From this, we can see that the derivative of 𝑠 with respect to 𝑥0 is 1.

In practice, computing this derivative is managed by frameworks like PyTorch. PyTorch's implementation of the sum() and + operations includes gradient computation and backpropagation algorithms. While the details of these algorithms are complex and beyond the scope of this tutorial, we can use PyTorch to compute the gradient. Note that running the gradient computation multiple times will increment the gradient because PyTorch accumulates gradients in the .grad property, which is useful for many models.


In [73]:
# calling .backward() on any variable will run backprop, starting from it.
s.backward()        # computes the gradient of s w.r.t x.
print(x.grad)       # contains the gradient values.

tensor([1., 1., 1.])


#### **Requires Grad and Detach** 

In [74]:
p = torch.randn(3, 3)
q = torch.randn(3, 3)
# By default, user created Tensors have ``requires_grad=False``. So you can't backprop through grad_fn
print(p.requires_grad, q.requires_grad)

False False


In [75]:
# ``.requires_grad_( ... )`` changes an existing Tensor's ``requires_grad`` flag in-place. 
# The input flag defaults to ``True`` if not given.
p = p.requires_grad_()
q = q.requires_grad_()
# r contains enough information to compute gradients, as we saw above
r = p + q
print(r.grad_fn)    # shows the function used to create r.

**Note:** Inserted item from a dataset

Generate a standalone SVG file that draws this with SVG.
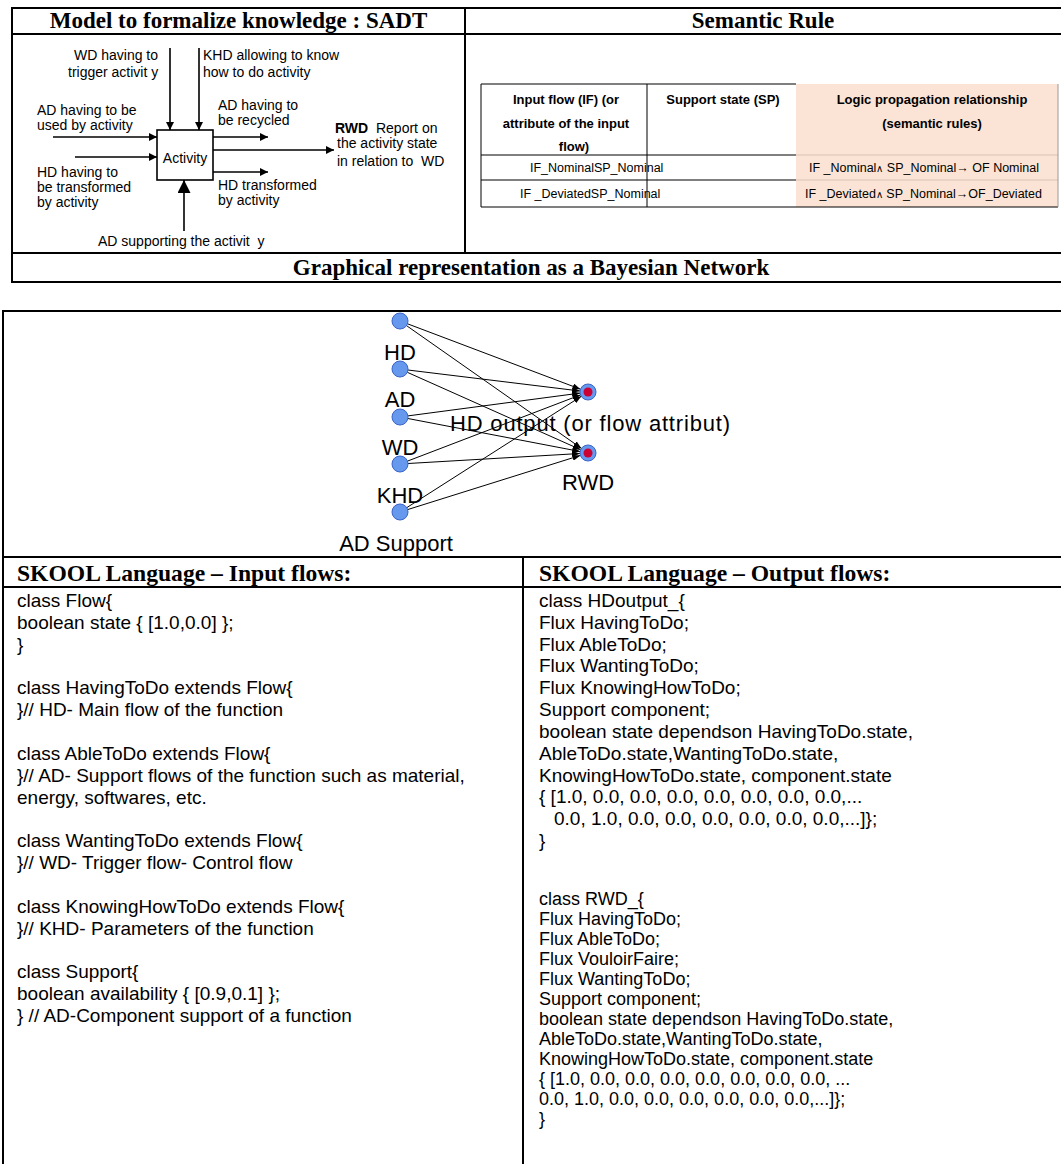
<svg xmlns="http://www.w3.org/2000/svg" width="1061" height="1164" viewBox="0 0 1061 1164">
<style>
.h{font-family:"Liberation Serif","Times New Roman",serif;font-weight:bold;font-size:23px;fill:#000}
.hs{font-family:"Liberation Serif","Times New Roman",serif;font-weight:bold;font-size:23.6px;fill:#000}
.s{font-family:"Liberation Sans",Arial,sans-serif;font-size:14px;fill:#000}
.bn{font-family:"Liberation Sans",Arial,sans-serif;font-size:22px;fill:#000}
.th{font-family:"Liberation Sans",Arial,sans-serif;font-weight:bold;font-size:13px;fill:#000}
.td{font-family:"Liberation Sans",Arial,sans-serif;font-size:12.5px;fill:#000}
.code{font-family:"Liberation Sans",Arial,sans-serif;font-size:19px;fill:#000}
.code2{font-family:"Liberation Sans",Arial,sans-serif;font-size:18px;fill:#000}
.frame{stroke:#000;stroke-width:2;fill:none}
.thin{stroke:#000;stroke-width:1;fill:none}
.arr{stroke:#000;stroke-width:1.6;fill:none}
.edge{stroke:#000;stroke-width:1;fill:none}
.in{fill:#6699ee;stroke:#3a64c8;stroke-width:1}
.out{fill:#6699ee;stroke:#3a64c8;stroke-width:1}
.red{fill:#cc0033}
</style>
<defs>
<marker id="ah" viewBox="0 0 10 10" refX="10" refY="5" markerWidth="9" markerHeight="8" markerUnits="userSpaceOnUse" orient="auto"><path d="M0,0 L10,5 L0,10 z" fill="#000"/></marker>
<marker id="ahb" viewBox="0 0 10 10" refX="10" refY="5" markerWidth="13" markerHeight="13" markerUnits="userSpaceOnUse" orient="auto"><path d="M0,0 L10,5 L0,10 z" fill="#000"/></marker>
<marker id="ahs" viewBox="0 0 8 6" refX="8" refY="3" markerWidth="8" markerHeight="6" markerUnits="userSpaceOnUse" orient="auto"><path d="M0,0 L8,3 L0,6 z" fill="#000"/></marker>
</defs>
<rect x="0" y="0" width="1061" height="1164" fill="#fff"/>

<g id="top-table">
<line class="frame" x1="12" y1="8" x2="1061" y2="8"/>
<line class="frame" x1="12" y1="34" x2="1061" y2="34"/>
<line class="frame" x1="12" y1="253" x2="1061" y2="253"/>
<line class="frame" x1="12" y1="282" x2="1061" y2="282"/>
<line class="frame" x1="12" y1="7" x2="12" y2="283"/>
<line class="frame" x1="465" y1="8" x2="465" y2="253"/>
<text class="h" x="238.5" y="28" text-anchor="middle">Model to formalize knowledge : SADT</text>
<text class="h" x="763" y="28" text-anchor="middle">Semantic Rule</text>
<text class="h" x="531" y="275" text-anchor="middle">Graphical representation as a Bayesian Network</text>
</g>

<g id="sadt-activity">
<rect x="157" y="130" width="56" height="50" fill="#fff" stroke="#000" stroke-width="1.6"/>
<text class="s" x="185" y="163" text-anchor="middle">Activity</text>
</g>
<g id="sadt-connectors">
<line class="arr" x1="170" y1="48" x2="170" y2="130" marker-end="url(#ah)"/>
<line class="arr" x1="199" y1="48" x2="199" y2="130" marker-end="url(#ah)"/>
<line class="arr" x1="53" y1="137" x2="157" y2="137" marker-end="url(#ah)"/>
<line class="arr" x1="75" y1="157" x2="157" y2="157" marker-end="url(#ah)"/>
<line class="arr" x1="213" y1="137" x2="268" y2="137" marker-end="url(#ah)"/>
<line class="arr" x1="213" y1="150" x2="334" y2="150" marker-end="url(#ah)"/>
<line class="arr" x1="213" y1="172" x2="268" y2="172" marker-end="url(#ah)"/>
<line class="arr" x1="184" y1="231" x2="184" y2="180" marker-end="url(#ahb)"/>
</g>
<g id="sadt-labels">
<text class="s" x="74" y="60">WD having to</text>
<text class="s" x="68" y="77" xml:space="preserve">trigger activit y</text>
<text class="s" x="203" y="60">KHD allowing to know</text>
<text class="s" x="203" y="77">how to do activity</text>
<text class="s" x="37" y="115">AD having to be</text>
<text class="s" x="37" y="130">used by activity</text>
<text class="s" x="37" y="177">HD having to</text>
<text class="s" x="37" y="192">be transformed</text>
<text class="s" x="37" y="207">by activity</text>
<text class="s" x="218" y="110">AD having to</text>
<text class="s" x="218" y="125">be recycled</text>
<text class="s" x="335" y="133" xml:space="preserve"><tspan font-weight="bold">RWD</tspan>  Report on</text>
<text class="s" x="337" y="148">the activity state</text>
<text class="s" x="337" y="166" xml:space="preserve">in relation to  WD</text>
<text class="s" x="218" y="190">HD transformed</text>
<text class="s" x="218" y="205">by activity</text>
<text class="s" x="98" y="246" xml:space="preserve">AD supporting the activit  y</text>
</g>

<g id="semantic-table">
<rect x="796" y="84" width="262" height="123" fill="#fbe4d5"/>
<line class="thin" x1="481" y1="84" x2="796" y2="84"/>
<line class="thin" x1="481" y1="155" x2="796" y2="155"/>
<line class="thin" x1="481" y1="180" x2="796" y2="180"/>
<line stroke="#d9c2b3" stroke-width="1" x1="796" y1="155" x2="1058" y2="155"/>
<line stroke="#d9c2b3" stroke-width="1" x1="796" y1="180" x2="1058" y2="180"/>
<line class="thin" x1="481" y1="207" x2="1058" y2="207"/>
<line class="thin" x1="481" y1="84" x2="481" y2="207"/>
<line class="thin" x1="647" y1="84" x2="647" y2="207"/>
<line stroke="#999" stroke-width="1" x1="1058" y1="84" x2="1058" y2="207"/>
<text class="th" x="566" y="104" text-anchor="middle">Input flow (IF) (or</text>
<text class="th" x="566" y="128" text-anchor="middle">attribute of the input</text>
<text class="th" x="574" y="151" text-anchor="middle">flow)</text>
<text class="th" x="723" y="104" text-anchor="middle">Support state (SP)</text>
<text class="th" x="932" y="104" text-anchor="middle">Logic propagation relationship</text>
<text class="th" x="932" y="128" text-anchor="middle">(semantic rules)</text>
<text class="td" x="530" y="172">IF_NominalSP_Nominal</text>
<text class="td" x="520" y="198">IF _DeviatedSP_Nominal</text>
<text class="td" x="809" y="172">IF _Nominal<tspan font-size="10">∧</tspan> SP_Nominal→ OF Nominal</text>
<text class="td" x="805" y="198">IF _Deviated<tspan font-size="10">∧</tspan> SP_Nominal→OF_Deviated</text>
</g>

<g id="lower-frame">
<line class="frame" x1="3" y1="311" x2="1061" y2="311"/>
<line class="frame" x1="3" y1="310" x2="3" y2="1164"/>
<line class="frame" x1="3" y1="557" x2="1061" y2="557"/>
<line class="frame" x1="3" y1="587" x2="1061" y2="587"/>
<line class="frame" x1="523" y1="557" x2="523" y2="1164"/>
<text class="hs" x="17" y="581">SKOOL Language – Input flows:</text>
<text class="hs" x="539" y="581">SKOOL Language – Output flows:</text>
</g>

<g id="bn-connectors">
<line class="edge" x1="407.5" y1="323.8" x2="580.5" y2="389.2" marker-end="url(#ahs)"/>
<line class="edge" x1="406.5" y1="325.6" x2="581.5" y2="448.4" marker-end="url(#ahs)"/>
<line class="edge" x1="407.9" y1="370" x2="580.1" y2="391" marker-end="url(#ahs)"/>
<line class="edge" x1="407.3" y1="372.3" x2="580.7" y2="449.7" marker-end="url(#ahs)"/>
<line class="edge" x1="407.9" y1="415.9" x2="580.1" y2="393.1" marker-end="url(#ahs)"/>
<line class="edge" x1="407.9" y1="418.5" x2="580.1" y2="451.5" marker-end="url(#ahs)"/>
<line class="edge" x1="407.5" y1="461.1" x2="580.5" y2="394.9" marker-end="url(#ahs)"/>
<line class="edge" x1="408" y1="463.5" x2="580" y2="453.5" marker-end="url(#ahs)"/>
<line class="edge" x1="406.7" y1="507.7" x2="581.3" y2="396.3" marker-end="url(#ahs)"/>
<line class="edge" x1="407.6" y1="509.6" x2="580.4" y2="455.4" marker-end="url(#ahs)"/>
</g>
<g id="bn-hd"><circle class="in" cx="400" cy="321" r="8"/><text class="bn" x="400" y="360" text-anchor="middle">HD</text></g>
<g id="bn-ad"><circle class="in" cx="400" cy="369" r="8"/><text class="bn" x="400" y="407" text-anchor="middle">AD</text></g>
<g id="bn-wd"><circle class="in" cx="400" cy="417" r="8"/><text class="bn" x="400" y="455" text-anchor="middle">WD</text></g>
<g id="bn-khd"><circle class="in" cx="400" cy="464" r="8"/><text class="bn" x="400" y="503" text-anchor="middle">KHD</text></g>
<g id="bn-adsupport"><circle class="in" cx="400" cy="512" r="8"/><text class="bn" x="396" y="551" text-anchor="middle">AD Support</text></g>
<g id="bn-hdoutput"><circle class="out" cx="588" cy="392" r="8"/><circle class="red" cx="588" cy="392" r="4.5"/><text class="bn" x="450" y="431" textLength="280" lengthAdjust="spacing">HD output (or flow attribut)</text></g>
<g id="bn-rwd"><circle class="out" cx="588" cy="453" r="8"/><circle class="red" cx="588" cy="453" r="4.5"/><text class="bn" x="588" y="490" text-anchor="middle">RWD</text></g>

<g id="skool-input">
<text class="code" x="17" y="607">class Flow{</text>
<text class="code" x="17" y="629">boolean state { [1.0,0.0] };</text>
<text class="code" x="17" y="651">}</text>
<text class="code" x="17" y="694">class HavingToDo extends Flow{</text>
<text class="code" x="17" y="716">}// HD- Main flow of the function</text>
<text class="code" x="17" y="760">class AbleToDo extends Flow{</text>
<text class="code" x="17" y="782">}// AD- Support flows of the function such as material,</text>
<text class="code" x="17" y="804">energy, softwares, etc.</text>
<text class="code" x="17" y="847">class WantingToDo extends Flow{</text>
<text class="code" x="17" y="869">}// WD- Trigger flow- Control flow</text>
<text class="code" x="17" y="913">class KnowingHowToDo extends Flow{</text>
<text class="code" x="17" y="935">}// KHD- Parameters of the function</text>
<text class="code" x="17" y="978">class Support{</text>
<text class="code" x="17" y="1000">boolean availability { [0.9,0.1] };</text>
<text class="code" x="17" y="1022">} // AD-Component support of a function</text>
</g>

<g id="skool-hdoutput">
<text class="code" x="539" y="607">class HDoutput_{</text>
<text class="code" x="539" y="629">Flux HavingToDo;</text>
<text class="code" x="539" y="651">Flux AbleToDo;</text>
<text class="code" x="539" y="672">Flux WantingToDo;</text>
<text class="code" x="539" y="694">Flux KnowingHowToDo;</text>
<text class="code" x="539" y="716">Support component;</text>
<text class="code" x="539" y="738">boolean state dependson HavingToDo.state,</text>
<text class="code" x="539" y="760">AbleToDo.state,WantingToDo.state,</text>
<text class="code" x="539" y="782">KnowingHowToDo.state, component.state</text>
<text class="code" x="539" y="803">{ [1.0, 0.0, 0.0, 0.0, 0.0, 0.0, 0.0, 0.0,...</text>
<text class="code" x="554" y="825">0.0, 1.0, 0.0, 0.0, 0.0, 0.0, 0.0, 0.0,...]};</text>
<text class="code" x="539" y="847">}</text>
</g>

<g id="skool-rwd">
<text class="code2" x="539" y="905">class RWD_{</text>
<text class="code2" x="539" y="925">Flux HavingToDo;</text>
<text class="code2" x="539" y="945">Flux AbleToDo;</text>
<text class="code2" x="539" y="965">Flux VouloirFaire;</text>
<text class="code2" x="539" y="985">Flux WantingToDo;</text>
<text class="code2" x="539" y="1005">Support component;</text>
<text class="code2" x="539" y="1025">boolean state dependson HavingToDo.state,</text>
<text class="code2" x="539" y="1045">AbleToDo.state,WantingToDo.state,</text>
<text class="code2" x="539" y="1065">KnowingHowToDo.state, component.state</text>
<text class="code2" x="539" y="1085">{ [1.0, 0.0, 0.0, 0.0, 0.0, 0.0, 0.0, 0.0, ...</text>
<text class="code2" x="539" y="1105">0.0, 1.0, 0.0, 0.0, 0.0, 0.0, 0.0, 0.0,...]};</text>
<text class="code2" x="539" y="1125">}</text>
</g>
</svg>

<AddBackward0 object at 0x00000159A99FCD90>


In [76]:
# If any input to an operation has ``requires_grad=True``, so will the output
print(r.requires_grad)

True


In [77]:
# Now r has computation history that relates itself to p and q
# Can we just take its values, and **detach** it from its history?
detached_r = r.detach()

# ... does detached_r have information to backprop to p and q?
# NO!
print(detached_r.grad_fn)
# And how could it? ``r.detach()`` returns a tensor that shares the same storage as ``r``, 
# but with the computation history forgotten. It doesn't know anything about how it was computed.
# In essence, we have broken the Tensor away from its past history

None


+ requires_grad_() changes the requires_grad flag in-place.

+ detach() creates a tensor that does not track gradients.

#### **No Grad Context** 

In [78]:
print(p.requires_grad)
print((p ** 2).requires_grad)

with torch.no_grad():
    print((p ** 2).requires_grad)

True
True
False


with torch.no_grad(): disables gradient tracking for the enclosed operations.